Nope, in the COPVID-19 era, the new American supply chain will run between key inland locations throughout the southern and midwestern states, much to the benefit of several smaller cities and towns, based on recent comments by CBRE.
According to CBRE, inland hub markets served by roadways passing through smaller cities and towns are already developing that will disrupt coastal urban seaport supply chains. Inbound hubs are a commercial extension of onshoring, the acceleration of which is a natural consequence of COVID-19.
There’s less coming in through seaports and urban coastal warehouses are already expensive. So Americans will build more domestically and ship it to one another overland. To make that work, land needs to be bought and warehouses and industrial sites built in little towns dotted across the country.
According to the CRBE’s comments, locations along major inland routes will benefit most greatly from the rise in commercial investment and resulting economic activity. These areas include key inland hub routes around Atlanta, Memphis, and the ideally situated Greenville, South Carolina.

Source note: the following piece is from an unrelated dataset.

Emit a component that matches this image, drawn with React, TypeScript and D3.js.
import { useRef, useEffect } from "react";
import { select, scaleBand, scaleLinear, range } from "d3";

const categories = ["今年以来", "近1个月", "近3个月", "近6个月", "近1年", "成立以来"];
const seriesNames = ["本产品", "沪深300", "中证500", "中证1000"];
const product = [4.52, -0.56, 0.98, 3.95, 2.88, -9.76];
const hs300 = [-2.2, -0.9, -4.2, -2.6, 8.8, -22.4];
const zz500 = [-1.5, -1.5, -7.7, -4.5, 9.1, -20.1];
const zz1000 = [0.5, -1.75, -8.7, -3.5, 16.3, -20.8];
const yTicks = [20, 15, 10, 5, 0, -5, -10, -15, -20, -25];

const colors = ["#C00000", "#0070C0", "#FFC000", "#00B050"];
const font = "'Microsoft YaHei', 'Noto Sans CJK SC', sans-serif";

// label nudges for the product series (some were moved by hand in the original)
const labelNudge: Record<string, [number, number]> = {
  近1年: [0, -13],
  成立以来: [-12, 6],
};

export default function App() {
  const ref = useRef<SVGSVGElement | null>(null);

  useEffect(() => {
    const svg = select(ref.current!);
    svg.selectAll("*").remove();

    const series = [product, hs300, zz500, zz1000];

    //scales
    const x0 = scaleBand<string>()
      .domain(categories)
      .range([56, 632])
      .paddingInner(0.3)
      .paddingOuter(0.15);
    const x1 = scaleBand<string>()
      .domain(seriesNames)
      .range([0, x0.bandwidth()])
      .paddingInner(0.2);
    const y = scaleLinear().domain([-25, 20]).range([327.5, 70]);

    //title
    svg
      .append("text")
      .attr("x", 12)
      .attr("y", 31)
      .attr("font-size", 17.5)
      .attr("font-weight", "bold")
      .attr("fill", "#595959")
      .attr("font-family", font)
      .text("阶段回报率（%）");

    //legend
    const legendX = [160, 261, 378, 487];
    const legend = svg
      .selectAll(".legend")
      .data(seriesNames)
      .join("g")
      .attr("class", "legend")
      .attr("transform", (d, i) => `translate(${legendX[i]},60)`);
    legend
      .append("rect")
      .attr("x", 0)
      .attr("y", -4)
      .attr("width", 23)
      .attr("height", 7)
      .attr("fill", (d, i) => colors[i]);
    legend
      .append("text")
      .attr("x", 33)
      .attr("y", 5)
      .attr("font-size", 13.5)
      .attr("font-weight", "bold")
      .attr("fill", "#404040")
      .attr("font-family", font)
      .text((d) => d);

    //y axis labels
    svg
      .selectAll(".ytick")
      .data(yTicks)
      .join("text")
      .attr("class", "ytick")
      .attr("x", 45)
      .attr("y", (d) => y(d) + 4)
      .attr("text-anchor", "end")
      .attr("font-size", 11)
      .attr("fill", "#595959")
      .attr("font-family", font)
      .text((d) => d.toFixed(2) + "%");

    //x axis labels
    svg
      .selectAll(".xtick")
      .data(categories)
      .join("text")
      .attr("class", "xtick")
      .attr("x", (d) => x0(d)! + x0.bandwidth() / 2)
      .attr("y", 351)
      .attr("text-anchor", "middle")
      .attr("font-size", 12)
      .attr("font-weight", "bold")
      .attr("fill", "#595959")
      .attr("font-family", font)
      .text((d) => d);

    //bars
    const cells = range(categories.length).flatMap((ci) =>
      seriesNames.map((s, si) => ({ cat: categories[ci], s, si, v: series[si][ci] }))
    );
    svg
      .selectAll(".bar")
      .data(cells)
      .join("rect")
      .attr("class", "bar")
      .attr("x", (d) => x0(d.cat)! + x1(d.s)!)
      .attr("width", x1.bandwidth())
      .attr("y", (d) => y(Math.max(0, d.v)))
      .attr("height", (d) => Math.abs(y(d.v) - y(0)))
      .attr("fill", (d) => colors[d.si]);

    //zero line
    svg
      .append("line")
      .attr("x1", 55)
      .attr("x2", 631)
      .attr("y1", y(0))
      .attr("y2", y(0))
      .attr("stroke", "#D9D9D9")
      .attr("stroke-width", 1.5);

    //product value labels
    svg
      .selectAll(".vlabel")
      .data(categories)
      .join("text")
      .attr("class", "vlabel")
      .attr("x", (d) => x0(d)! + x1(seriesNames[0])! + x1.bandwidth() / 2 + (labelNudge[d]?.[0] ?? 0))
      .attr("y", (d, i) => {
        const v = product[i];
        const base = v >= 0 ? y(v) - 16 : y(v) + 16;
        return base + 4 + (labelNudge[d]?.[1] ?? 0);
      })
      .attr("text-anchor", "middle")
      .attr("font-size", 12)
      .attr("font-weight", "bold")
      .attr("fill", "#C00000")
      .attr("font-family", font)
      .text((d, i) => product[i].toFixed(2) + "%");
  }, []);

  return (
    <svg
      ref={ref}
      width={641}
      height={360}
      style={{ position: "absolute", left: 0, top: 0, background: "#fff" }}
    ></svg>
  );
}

Routes leading to and from Chicago in all directions also stand to gain. That brings the midwest solidly into the conversation, with rural Indiana and Ohio on the route east, and the expanses of land in Missouri and Oklahoma west.
That’s a lot of new economic opportunity on the horizon in some hard-hit areas. But making the switch will be difficult and complex for investors, manufacturers and brands; a point well-captured by Mark Solomon’s recent article on Freightwaves:
“For three decades, manufacturers and retailers have focused on making their supply chains as efficient as possible. Their ‘just-in-time’ inventory management model combined low-cost production in far-flung locales like China with fast-cycle distribution such as airfreight to rush goods to market while holding minimal buffer stock . . . Post-pandemic reckoning could bring that era to an end.
Could and will.
Changes in how humans and goods move in the pandemic-era have led to a sharp acceleration in the rate of ecommerce adoption and irreversible disruptions in the retail and manufacturing industries. That takes us to the need for these new inland hubs, and the resulting opportunity for CREs, brands and ‘small town’ American entrepreneurs who see the big picture need for automated manufacturing and warehousing space.
Investors previously occupied with squeezing a few points out of a co-working space in downtown SFO, or re-vamping a block of storefront in Manhattan, may do better over the several quarters to put their money and effort into creating assets at the heart of America, where investment is both needed and likely to pay future dividends.